## DATA EXCERPTS
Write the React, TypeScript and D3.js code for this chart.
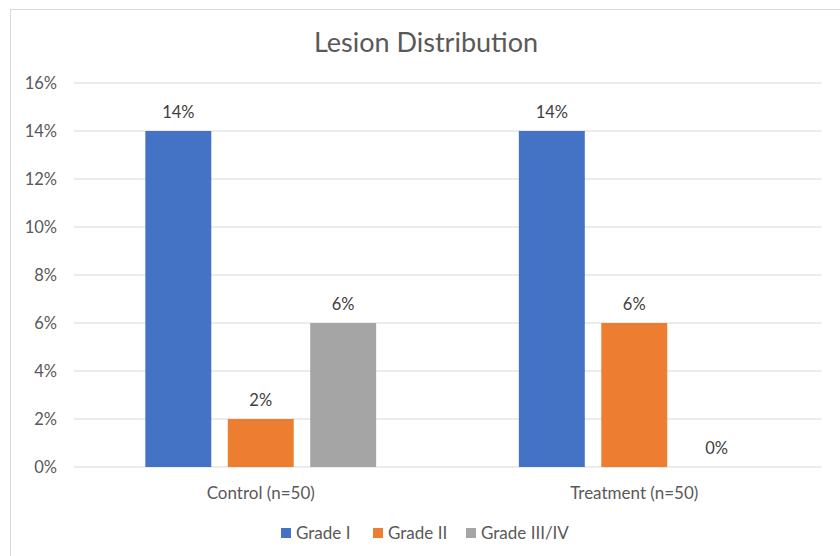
import React from "react";
import * as d3 from "d3";

const categories = ["Control (n=50)", "Treatment (n=50)"];
const series = ["Grade I", "Grade II", "Grade III/IV"];
const gradeI = [14, 14];
const gradeII = [2, 6];
const gradeIII = [6, 0];
const colors = ["#4472C4", "#ED7D31", "#A5A5A5"];
const yTicks = [0, 2, 4, 6, 8, 10, 12, 14, 16];
const title = "Lesion Distribution";

const W = 840;
const H = 556;
const FONT = "Lato, 'Open Sans', sans-serif";
const FS = 16.5;

export default function App() {
  const values = [gradeI, gradeII, gradeIII];
  const x0 = d3.scaleBand<string>().domain(categories).range([74, 821]).paddingInner(0.382).paddingOuter(0.191);
  const x1 = d3.scaleBand<string>().domain(series).range([0, x0.bandwidth()]).paddingInner(0.2);
  const y = d3.scaleLinear().domain([0, 16]).range([467, 83]);

  const legendItems = [
    { name: series[0], x: 281, tx: 296 },
    { name: series[1], x: 373, tx: 388 },
    { name: series[2], x: 466, tx: 481 },
  ];

  return (
    <svg width={W} height={H} style={{ position: "absolute", left: 0, top: 0, fontFamily: FONT }}>
      <rect x={0} y={0} width={W} height={H} fill="#fff" />
      <rect x={10.5} y={9.5} width={W + 10} height={H + 10} fill="#fff" stroke="#d9d9d9" />
      <text x={426} y={52} textAnchor="middle" fontSize={27} fill="#595959">{title}</text>
      {yTicks.map((t) => (
        <g key={t}>
          <line x1={74} x2={821} y1={y(t)} y2={y(t)} stroke="#d9d9d9" strokeWidth={1} />
          <text x={57} y={y(t)} dy="0.35em" textAnchor="end" fontSize={FS} fill="#595959">{t}%</text>
        </g>
      ))}
      {categories.map((c, ci) => (
        <g key={c}>
          {series.map((s, si) => {
            const v = values[si][ci];
            const bx = (x0(c) as number) + (x1(s) as number);
            const bw = x1.bandwidth();
            return (
              <g key={s}>
                {v > 0 && <rect x={bx} y={y(v)} width={bw} height={y(0) - y(v)} fill={colors[si]} />}
                <text x={bx + bw / 2} y={y(v) - 13} textAnchor="middle" fontSize={FS} fill="#404040">{v}%</text>
              </g>
            );
          })}
          <text x={(x0(c) as number) + x0.bandwidth() / 2} y={499} textAnchor="middle" fontSize={17} fill="#595959">{c}</text>
        </g>
      ))}
      {legendItems.map((l, i) => (
        <g key={l.name}>
          <rect x={l.x} y={528} width={10} height={10} fill={colors[i]} />
          <text x={l.tx} y={533} dy="0.35em" fontSize={17} fill="#595959">{l.name}</text>
        </g>
      ))}
    </svg>
  );
}
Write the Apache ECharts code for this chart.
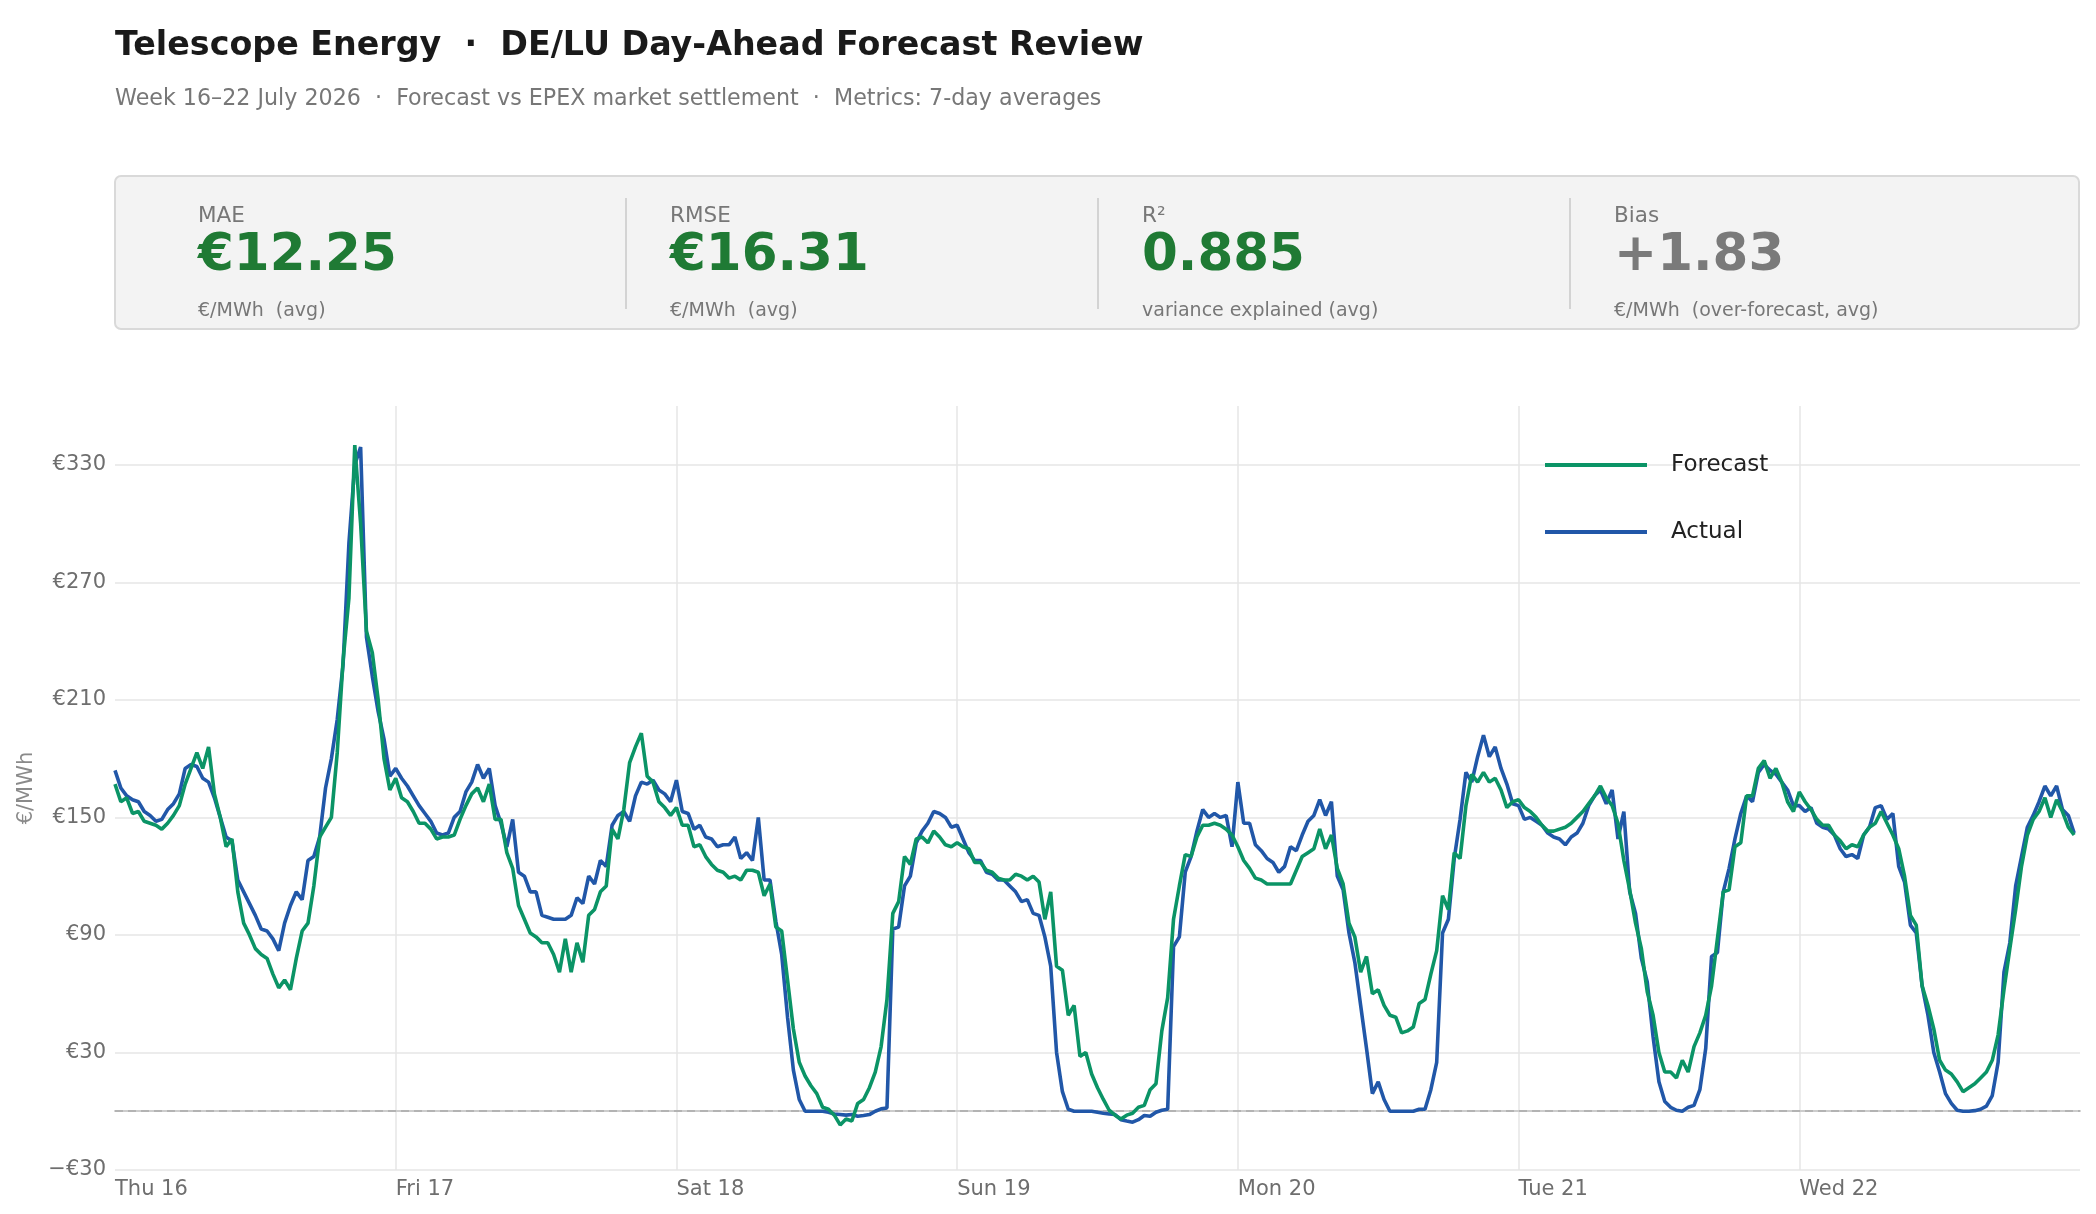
<!DOCTYPE html>
<html><head><meta charset="utf-8">
<script src="https://cdn.jsdelivr.net/npm/echarts@6/dist/echarts.min.js"></script>
<style>html,body{margin:0;padding:0;background:#fff}#c{width:2096px;height:1214px}</style>
</head><body><div id="c"></div>
<script>
// ---- labels ----
const dayLabels = ['Thu 16','Fri 17','Sat 18','Sun 19','Mon 20','Tue 21','Wed 22'];
const titleText = 'Telescope Energy  ·  DE/LU Day-Ahead Forecast Review';
const subtitleText = 'Week 16\u201322 July 2026  ·  Forecast vs EPEX market settlement  ·  Metrics: 7-day averages';
const kpiLabels = ['MAE','RMSE','R\u00B2','Bias'];
const kpiValues = ['\u20AC12.25','\u20AC16.31','0.885','+1.83'];
const kpiNotes = ['\u20AC/MWh  (avg)','\u20AC/MWh  (avg)','variance explained (avg)','\u20AC/MWh  (over-forecast, avg)'];

// ---- half-hourly prices, €/MWh (48 per day) ----
const forecastThu = [167,158,160,152,153,148,147,146,144,147,151,156,167,175,183,175,186,162,150,135,139,112,96,90,83,80,78,70,63,67,62,78,92,96,115,140,145,150,183,230,262,340,300,245,234,210,180,164];
const actualThu   = [174,165,161,159,158,153,151,148,149,154,157,162,175,177,176,170,168,160,150,140,138,118,112,106,100,93,92,88,82,96,105,112,108,128,130,140,165,180,200,228,290,330,339,242,222,204,190,171];
const forecastFri = [170,160,158,153,147,147,144,139,140,140,141,149,156,162,165,158,167,149,149,132,124,105,98,91,89,86,86,80,71,88,71,86,76,100,103,112,115,144,139,154,178,186,193,171,168,158,155,151];
const actualFri   = [175,170,166,161,156,152,148,142,141,142,150,153,163,168,177,170,175,156,147,135,149,122,120,112,112,100,99,98,98,98,100,109,106,120,116,128,125,146,151,153,148,161,168,167,169,164,162,158];
const forecastSat = [155,146,146,135,136,130,126,123,122,119,120,118,123,123,122,110,116,94,92,67,42,25,18,13,9,2,1,-2,-7,-4,-5,4,6,12,20,33,57,101,107,130,126,139,140,137,143,140,136,135];
const actualSat   = [169,153,152,144,146,140,139,135,136,136,140,129,132,128,150,118,118,97,80,48,21,6,0,0,0,0,-0.5,-1.4,-1.7,-2,-1.7,-2.6,-2.2,-1.7,0,1.2,1.7,93,94,115,120,137,143,147,153,152,150,145];
const forecastSun = [137,135,134,127,127,123,122,119,118,118,121,120,118,120,117,98,112,74,72,49,54,28,30,19,12,6,0.5,-2,-4,-2,-1,2,3,11,14,41,58,98,115,131,130,140,146,146,147,146,144,141];
const actualSun   = [146,139,132,128,128,122,121,118,118,115,112,107,108,101,100,89,74,30,10,1,0,0,0,0,-0.5,-1,-1.4,-1.7,-4.3,-5,-5.6,-4.3,-2.2,-2.6,-0.5,0.5,1,84,89,122,130,143,154,150,152,150,151,135];
const forecastMon = [135,128,124,119,118,116,116,116,116,116,123,130,132,134,144,134,141,124,116,96,89,71,79,60,62,54,49,48,40,41,43,55,57,70,82,110,103,132,129,156,172,168,173,168,170,164,155,158];
const actualMon   = [168,147,147,136,133,129,127,122,125,135,133,141,148,151,159,151,158,120,113,91,76,54,32,9,15,6,0,0,0,0,0,1,1,11,25,91,98,129,149,173,168,181,192,181,186,175,167,157];
const forecastTue = [159,155,153,150,146,143,143,144,145,147,150,153,157,161,166,160,156,147,128,113,96,83,61,49,30,20,20,17,26,20,33,40,49,64,88,112,113,135,137,161,161,175,179,170,175,168,158,153];
const actualTue   = [156,149,150,148,146,142,140,139,136,140,142,147,156,161,164,157,164,139,153,112,101,78,66,38,15,5,2,0.5,0,2,3,11,32,79,81,112,124,139,152,161,158,173,177,174,172,168,164,156];
const forecastWed = [163,158,154,149,146,146,141,138,134,136,135,141,145,147,153,147,141,134,120,100,95,64,54,42,26,21,19,15,10,12,14,17,20,26,39,62,83,103,125,141,149,153,160,150,159,153,145,141];
const actualWed   = [156,153,155,147,145,144,141,134,130,131,129,141,145,155,156,149,152,125,117,95,91,64,49,30,20,9,4,0.5,0,0,0.3,1,2.6,8,25,71,86,115,130,145,151,158,166,161,166,154,151,142];

const forecastDays = [forecastThu, forecastFri, forecastSat, forecastSun, forecastMon, forecastTue, forecastWed];
const actualDays = [actualThu, actualFri, actualSat, actualSun, actualMon, actualTue, actualWed];

function toSeries(days) {
  const out = [];
  days.forEach((arr, d) => arr.forEach((v, i) => out.push([d * 24 + i * 0.5, v])));
  return out;
}

const FONT = 'DejaVu Sans';
const GREEN = '#0b9466';
const BLUE = '#2157a8';
const KPI_GREEN = '#1f7a34';
const kpiColors = [KPI_GREEN, KPI_GREEN, KPI_GREEN, '#7a7a7a'];
const kpiX = [198, 670, 1142, 1614];
const dividerX = [626, 1098, 1570];

const graphics = [
  {type:'text', x:115, y:46, style:{text:titleText, fontFamily:FONT, fontSize:33.3, fontWeight:'bold', fill:'#1a1a1a', verticalAlign:'middle'}},
  {type:'text', x:115, y:99, style:{text:subtitleText, fontFamily:FONT, fontSize:22.2, fill:'#777777', verticalAlign:'middle'}},
  {type:'rect', shape:{x:115, y:176, width:1964, height:153, r:6}, style:{fill:'#f3f3f3', stroke:'#d9d9d9', lineWidth:2}}
];
dividerX.forEach(x => graphics.push({type:'line', shape:{x1:x, y1:198, x2:x, y2:309}, style:{stroke:'#d3d3d3', lineWidth:2}}));
kpiLabels.forEach((lab, k) => {
  graphics.push({type:'text', x:kpiX[k], y:216, style:{text:lab, fontFamily:FONT, fontSize:21.5, fill:'#777777', verticalAlign:'middle'}});
  graphics.push({type:'text', x:kpiX[k], y:257, style:{text:kpiValues[k], fontFamily:FONT, fontSize:51.5, fontWeight:'bold', fill:kpiColors[k], verticalAlign:'middle'}});
  graphics.push({type:'text', x:kpiX[k], y:311, style:{text:kpiNotes[k], fontFamily:FONT, fontSize:19, fill:'#777777', verticalAlign:'middle'}});
});

const chart = echarts.init(document.getElementById('c'), null, {renderer:'canvas'});
chart.setOption({
  animation:false,
  backgroundColor:'#ffffff',
  textStyle:{fontFamily:FONT},
  graphic:graphics,
  grid:{left:115, right:16, top:406, bottom:44, containLabel:false},
  legend:{
    data:['Forecast','Actual'], orient:'vertical', left:1545, top:452, padding:0,
    icon:'rect', itemWidth:102, itemHeight:4, itemGap:41,
    textStyle:{fontFamily:FONT, fontSize:23, color:'#222222', lineHeight:26, padding:[0,0,0,19]}
  },
  xAxis:{
    type:'value', min:0, max:168, interval:24,
    axisLine:{show:true, lineStyle:{color:'#cccccc', width:2}},
    axisTick:{show:false},
    splitLine:{show:true, showMinLine:false, showMaxLine:false, lineStyle:{color:'#e6e6e6', width:1.5}},
    axisLabel:{show:true, showMaxLabel:false, align:'left', margin:9, fontFamily:FONT, fontSize:21, color:'#6e6e6e',
      formatter:v => dayLabels[Math.round(v/24)] || ''}
  },
  yAxis:{
    type:'value', min:-30, max:360, interval:60,
    name:'\u20AC/MWh', nameLocation:'middle', nameRotate:90, nameGap:78,
    nameTextStyle:{fontFamily:FONT, fontSize:21, color:'#8a8a8a'},
    axisLine:{show:false}, axisTick:{show:false},
    splitLine:{show:true, showMaxLine:false, lineStyle:{color:'#e6e6e6', width:1.5}},
    axisLabel:{showMaxLabel:false, margin:9, fontFamily:FONT, fontSize:21, color:'#6e6e6e',
      formatter:v => v < 0 ? '\u2212\u20AC' + (-v) : '\u20AC' + v}
  },
  series:[
    {name:'Actual', type:'line', data:toSeries(actualDays), symbol:'none', showSymbol:false,
     lineStyle:{width:3.6, color:BLUE}, itemStyle:{color:BLUE}, z:2,
     markLine:{silent:true, symbol:['none','none'], label:{show:false},
       lineStyle:{color:'#aaaaaa', type:[8,5], width:1.6}, data:[{yAxis:0}], z:1}},
    {name:'Forecast', type:'line', data:toSeries(forecastDays), symbol:'none', showSymbol:false,
     lineStyle:{width:3.6, color:GREEN}, itemStyle:{color:GREEN}, z:3}
  ]
});
</script></body></html>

## TASK INSTRUCTIONS
Return only the lines running from the start of the entries above to the line that contains "import * as", inclusive, and omit every picture.

## SOLVED EXERCISE
Write the React, TypeScript and D3.js code for this chart.
import React from "react";
import * as d3 from "d3";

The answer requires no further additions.